The food bank website states: “The people who visit food banks come from all backgrounds.
“They include families with children, employed people whose low wages do not cover basic living essentials, individuals on social assistance, and Canadians living on a fixed income, including seniors and people with disabilities.
“Food bank donations of either food or monetary contributions can be brought to the FCSS office located in the provincial building during office hours. You may be eligible for a tax receipt.”
Kitz for Kidz – a program that collects much needed school supplies for school-aged children in Rimbey and surrounding area through donations and strong partnerships – is also gearing up.
“Basically, what it is that anyone wants to go to either the drug store, stationary store or red apple in town and if they purchase school supplies. They can be donated at that store and they will pick them up there,” said Coston
She says if there are families in town that are having trouble getting school supplies they can call the FCSS in Rimbey to sign up for a Kitz for Kidz.

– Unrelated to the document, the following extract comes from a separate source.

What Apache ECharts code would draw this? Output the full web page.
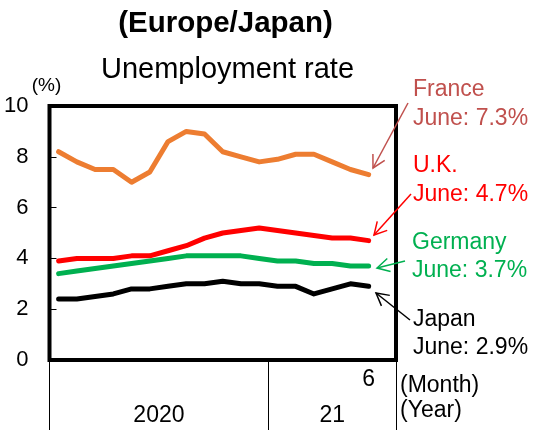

According to the FCSS website: Donations of cash or school supplies can be made and financial donations can be made to Rimbey Community Home Help Services Association and will be used to purchase school supplies.
“You can participate in collection challenges, begin a partnership, sponsor Kitz 4 Kidz, or volunteer.”
“Coming up in September we are running a compass program. The program is a supportive multi-session workshop facilitated by one of the FCSS volunteer staff,” said Coston.
She says the program is for caregivers – a role that can be isolating, overwhelming and stressful. It could have a negative impact on the caregivers mental and physical health.
“COMPASS encourages caregivers to balance their own well-being with the challenges of caregiving. The nine module program is facilitated by a volunteer – someone who understands how difficult caregiving can be.
“Sessions Include: The Emotional Journey, Putting Yourself First, Navigating the System, Assertiveness and Sharing the Care, Caregiver Burnout, and Planning for the Journey Ahead.
“The small group meets weekly for eight weeks and for a 9th time to come back together and reconnect. Workshops are held twice a year, spring and fall and require pre-registration. There is no cost to participate.”